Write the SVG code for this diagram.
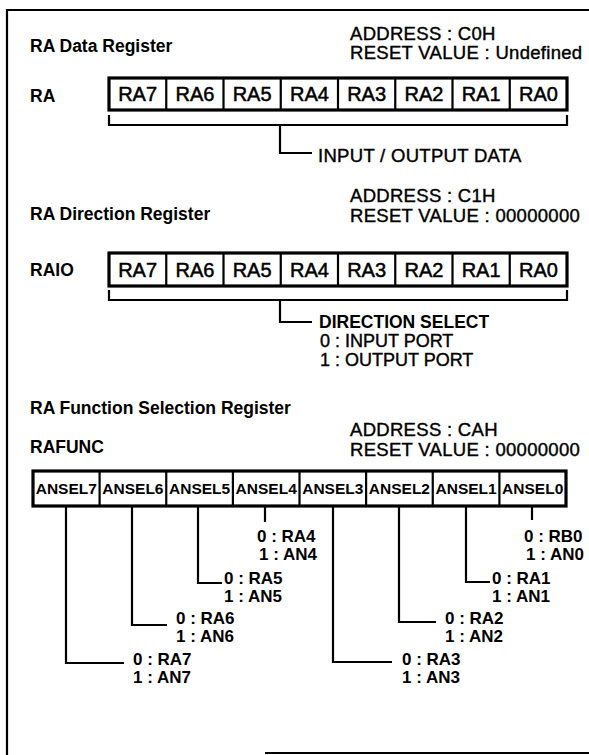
<svg xmlns="http://www.w3.org/2000/svg" width="589" height="755" viewBox="0 0 589 755">
<style>
text{font-family:"Liberation Sans",Arial,sans-serif;fill:#000}
.h{font-weight:bold;font-size:17.5px}
.a{font-size:18.5px;stroke:#000;stroke-width:0.4;letter-spacing:0.3px}
.p{font-size:18px;stroke:#000;stroke-width:0.4}
.c{font-size:20px;stroke:#000;stroke-width:0.5}
.s{font-weight:bold;font-size:15.5px}
.t{font-weight:bold;font-size:17px}
.box{fill:#fff;stroke:#000;stroke-width:3.2}
.div{stroke:#000;stroke-width:2.2}
.ln{fill:none;stroke:#000;stroke-width:2.2}
</style>
<rect width="589" height="755" fill="#fff"/>
<g id="frame">
<path class="ln" d="M7 755 V10 H589" stroke-width="2.8"/>
<path class="ln" d="M265 753 H589"/>
</g>

<g id="reg-ra">
<text class="h" x="30" y="52">RA Data Register</text>
<text class="a" x="350" y="40">ADDRESS : C0H</text>
<text class="a" x="350" y="59">RESET VALUE : Undefined</text>
<text class="h" x="30" y="102">RA</text>
<rect class="box" x="109" y="78" width="458" height="32"/>
<g class="div">
<line x1="166.25" y1="78" x2="166.25" y2="110"/><line x1="223.5" y1="78" x2="223.5" y2="110"/>
<line x1="280.75" y1="78" x2="280.75" y2="110"/><line x1="338" y1="78" x2="338" y2="110"/>
<line x1="395.25" y1="78" x2="395.25" y2="110"/><line x1="452.5" y1="78" x2="452.5" y2="110"/>
<line x1="509.75" y1="78" x2="509.75" y2="110"/>
</g>
<g class="c" text-anchor="middle">
<text x="137.6" y="101">RA7</text><text x="194.9" y="101">RA6</text><text x="252.1" y="101">RA5</text><text x="309.4" y="101">RA4</text>
<text x="366.6" y="101">RA3</text><text x="423.9" y="101">RA2</text><text x="481.1" y="101">RA1</text><text x="538.4" y="101">RA0</text>
</g>
<text class="a" x="318" y="162" font-size="20.5">INPUT / OUTPUT DATA</text>
</g>

<g id="reg-raio">
<text class="h" x="30" y="220">RA Direction Register</text>
<text class="a" x="350" y="202">ADDRESS : C1H</text>
<text class="a" x="350" y="222">RESET VALUE : 00000000</text>
<text class="h" x="30" y="276">RAIO</text>
<rect class="box" x="109" y="253" width="458" height="33"/>
<g class="div">
<line x1="166.25" y1="253" x2="166.25" y2="286"/><line x1="223.5" y1="253" x2="223.5" y2="286"/>
<line x1="280.75" y1="253" x2="280.75" y2="286"/><line x1="338" y1="253" x2="338" y2="286"/>
<line x1="395.25" y1="253" x2="395.25" y2="286"/><line x1="452.5" y1="253" x2="452.5" y2="286"/>
<line x1="509.75" y1="253" x2="509.75" y2="286"/>
</g>
<g class="c" text-anchor="middle">
<text x="137.6" y="277">RA7</text><text x="194.9" y="277">RA6</text><text x="252.1" y="277">RA5</text><text x="309.4" y="277">RA4</text>
<text x="366.6" y="277">RA3</text><text x="423.9" y="277">RA2</text><text x="481.1" y="277">RA1</text><text x="538.4" y="277">RA0</text>
</g>
<text class="h" x="319" y="328" font-size="19">DIRECTION SELECT</text>
<text class="p" x="320" y="347">0 : INPUT PORT</text>
<text class="p" x="320" y="366">1 : OUTPUT PORT</text>
</g>

<g id="reg-rafunc">
<text class="h" x="30" y="414">RA Function Selection Register</text>
<text class="a" x="350" y="436">ADDRESS : CAH</text>
<text class="a" x="350" y="456">RESET VALUE : 00000000</text>
<text class="h" x="30" y="453">RAFUNC</text>
<rect class="box" x="33" y="471" width="533" height="35"/>
<g class="div">
<line x1="99.6" y1="471" x2="99.6" y2="506"/><line x1="166.25" y1="471" x2="166.25" y2="506"/>
<line x1="232.9" y1="471" x2="232.9" y2="506"/><line x1="299.5" y1="471" x2="299.5" y2="506"/>
<line x1="366.1" y1="471" x2="366.1" y2="506"/><line x1="432.75" y1="471" x2="432.75" y2="506"/>
<line x1="499.4" y1="471" x2="499.4" y2="506"/>
</g>
<g class="s" text-anchor="middle">
<text x="66.3" y="494">ANSEL7</text><text x="132.9" y="494">ANSEL6</text><text x="199.6" y="494">ANSEL5</text><text x="266.2" y="494">ANSEL4</text>
<text x="332.8" y="494">ANSEL3</text><text x="399.4" y="494">ANSEL2</text><text x="466.1" y="494">ANSEL1</text><text x="532.7" y="494">ANSEL0</text>
</g>
<g class="t">
<text x="133" y="665">0 : RA7</text><text x="133" y="683">1 : AN7</text>
<text x="176" y="624">0 : RA6</text><text x="176" y="642">1 : AN6</text>
<text x="224" y="584">0 : RA5</text><text x="224" y="602">1 : AN5</text>
<text x="257" y="542">0 : RA4</text><text x="259" y="560">1 : AN4</text>
<text x="402" y="665">0 : RA3</text><text x="402" y="683">1 : AN3</text>
<text x="445" y="624">0 : RA2</text><text x="445" y="642">1 : AN2</text>
<text x="492" y="584">0 : RA1</text><text x="492" y="602">1 : AN1</text>
<text x="524" y="542">0 : RB0</text><text x="526" y="560">1 : AN0</text>
</g>
</g>

<g id="connectors" class="ln">
<path d="M109 115 V125 H567 V115"/>
<path d="M280 125 V153 H312"/>
<path d="M109 290 V300 H567 V290"/>
<path d="M280 300 V322 H312"/>
<path d="M66 506 V663 H124"/>
<path d="M132 506 V625 H167"/>
<path d="M198 506 V583 H222"/>
<path d="M265 506 V522"/>
<path d="M333 506 V662 H392"/>
<path d="M399 506 V622 H436"/>
<path d="M466 506 V582 H490"/>
<path d="M532 506 V520"/>
</g>
</svg>
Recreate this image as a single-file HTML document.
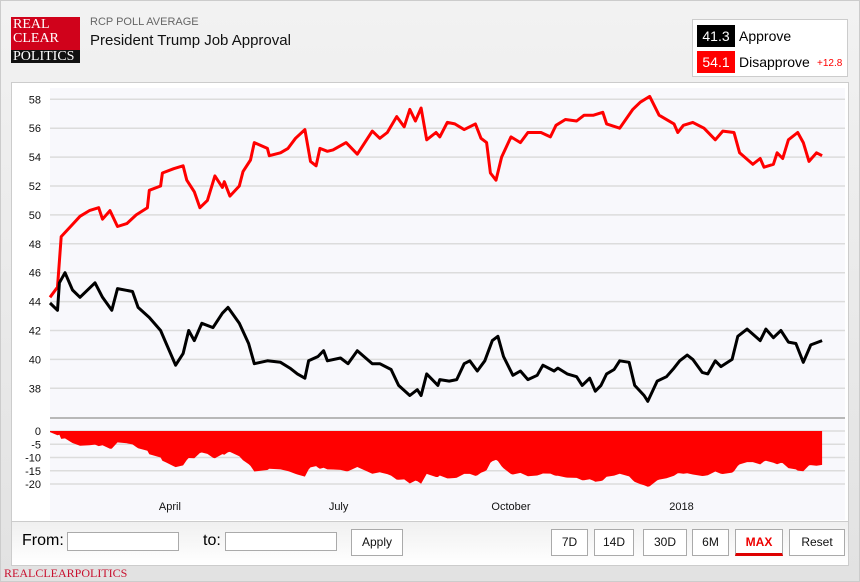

******

* _PROMPT_: Can you restate all the records above word for word while dropping the pictures?

* _TASK SOLUTION_:
Write the SVG code for this diagram.
<svg xmlns="http://www.w3.org/2000/svg" width="589" height="755" viewBox="0 0 589 755">
<style>
text{font-family:"Liberation Sans",Arial,sans-serif;fill:#000}
.h{font-weight:bold;font-size:17.5px}
.a{font-size:18.5px;stroke:#000;stroke-width:0.4;letter-spacing:0.3px}
.p{font-size:18px;stroke:#000;stroke-width:0.4}
.c{font-size:20px;stroke:#000;stroke-width:0.5}
.s{font-weight:bold;font-size:15.5px}
.t{font-weight:bold;font-size:17px}
.box{fill:#fff;stroke:#000;stroke-width:3.2}
.div{stroke:#000;stroke-width:2.2}
.ln{fill:none;stroke:#000;stroke-width:2.2}
</style>
<rect width="589" height="755" fill="#fff"/>
<g id="frame">
<path class="ln" d="M7 755 V10 H589" stroke-width="2.8"/>
<path class="ln" d="M265 753 H589"/>
</g>

<g id="reg-ra">
<text class="h" x="30" y="52">RA Data Register</text>
<text class="a" x="350" y="40">ADDRESS : C0H</text>
<text class="a" x="350" y="59">RESET VALUE : Undefined</text>
<text class="h" x="30" y="102">RA</text>
<rect class="box" x="109" y="78" width="458" height="32"/>
<g class="div">
<line x1="166.25" y1="78" x2="166.25" y2="110"/><line x1="223.5" y1="78" x2="223.5" y2="110"/>
<line x1="280.75" y1="78" x2="280.75" y2="110"/><line x1="338" y1="78" x2="338" y2="110"/>
<line x1="395.25" y1="78" x2="395.25" y2="110"/><line x1="452.5" y1="78" x2="452.5" y2="110"/>
<line x1="509.75" y1="78" x2="509.75" y2="110"/>
</g>
<g class="c" text-anchor="middle">
<text x="137.6" y="101">RA7</text><text x="194.9" y="101">RA6</text><text x="252.1" y="101">RA5</text><text x="309.4" y="101">RA4</text>
<text x="366.6" y="101">RA3</text><text x="423.9" y="101">RA2</text><text x="481.1" y="101">RA1</text><text x="538.4" y="101">RA0</text>
</g>
<text class="a" x="318" y="162" font-size="20.5">INPUT / OUTPUT DATA</text>
</g>

<g id="reg-raio">
<text class="h" x="30" y="220">RA Direction Register</text>
<text class="a" x="350" y="202">ADDRESS : C1H</text>
<text class="a" x="350" y="222">RESET VALUE : 00000000</text>
<text class="h" x="30" y="276">RAIO</text>
<rect class="box" x="109" y="253" width="458" height="33"/>
<g class="div">
<line x1="166.25" y1="253" x2="166.25" y2="286"/><line x1="223.5" y1="253" x2="223.5" y2="286"/>
<line x1="280.75" y1="253" x2="280.75" y2="286"/><line x1="338" y1="253" x2="338" y2="286"/>
<line x1="395.25" y1="253" x2="395.25" y2="286"/><line x1="452.5" y1="253" x2="452.5" y2="286"/>
<line x1="509.75" y1="253" x2="509.75" y2="286"/>
</g>
<g class="c" text-anchor="middle">
<text x="137.6" y="277">RA7</text><text x="194.9" y="277">RA6</text><text x="252.1" y="277">RA5</text><text x="309.4" y="277">RA4</text>
<text x="366.6" y="277">RA3</text><text x="423.9" y="277">RA2</text><text x="481.1" y="277">RA1</text><text x="538.4" y="277">RA0</text>
</g>
<text class="h" x="319" y="328" font-size="19">DIRECTION SELECT</text>
<text class="p" x="320" y="347">0 : INPUT PORT</text>
<text class="p" x="320" y="366">1 : OUTPUT PORT</text>
</g>

<g id="reg-rafunc">
<text class="h" x="30" y="414">RA Function Selection Register</text>
<text class="a" x="350" y="436">ADDRESS : CAH</text>
<text class="a" x="350" y="456">RESET VALUE : 00000000</text>
<text class="h" x="30" y="453">RAFUNC</text>
<rect class="box" x="33" y="471" width="533" height="35"/>
<g class="div">
<line x1="99.6" y1="471" x2="99.6" y2="506"/><line x1="166.25" y1="471" x2="166.25" y2="506"/>
<line x1="232.9" y1="471" x2="232.9" y2="506"/><line x1="299.5" y1="471" x2="299.5" y2="506"/>
<line x1="366.1" y1="471" x2="366.1" y2="506"/><line x1="432.75" y1="471" x2="432.75" y2="506"/>
<line x1="499.4" y1="471" x2="499.4" y2="506"/>
</g>
<g class="s" text-anchor="middle">
<text x="66.3" y="494">ANSEL7</text><text x="132.9" y="494">ANSEL6</text><text x="199.6" y="494">ANSEL5</text><text x="266.2" y="494">ANSEL4</text>
<text x="332.8" y="494">ANSEL3</text><text x="399.4" y="494">ANSEL2</text><text x="466.1" y="494">ANSEL1</text><text x="532.7" y="494">ANSEL0</text>
</g>
<g class="t">
<text x="133" y="665">0 : RA7</text><text x="133" y="683">1 : AN7</text>
<text x="176" y="624">0 : RA6</text><text x="176" y="642">1 : AN6</text>
<text x="224" y="584">0 : RA5</text><text x="224" y="602">1 : AN5</text>
<text x="257" y="542">0 : RA4</text><text x="259" y="560">1 : AN4</text>
<text x="402" y="665">0 : RA3</text><text x="402" y="683">1 : AN3</text>
<text x="445" y="624">0 : RA2</text><text x="445" y="642">1 : AN2</text>
<text x="492" y="584">0 : RA1</text><text x="492" y="602">1 : AN1</text>
<text x="524" y="542">0 : RB0</text><text x="526" y="560">1 : AN0</text>
</g>
</g>

<g id="connectors" class="ln">
<path d="M109 115 V125 H567 V115"/>
<path d="M280 125 V153 H312"/>
<path d="M109 290 V300 H567 V290"/>
<path d="M280 300 V322 H312"/>
<path d="M66 506 V663 H124"/>
<path d="M132 506 V625 H167"/>
<path d="M198 506 V583 H222"/>
<path d="M265 506 V522"/>
<path d="M333 506 V662 H392"/>
<path d="M399 506 V622 H436"/>
<path d="M466 506 V582 H490"/>
<path d="M532 506 V520"/>
</g>
</svg>
Recreate this image as a single-file HTML document.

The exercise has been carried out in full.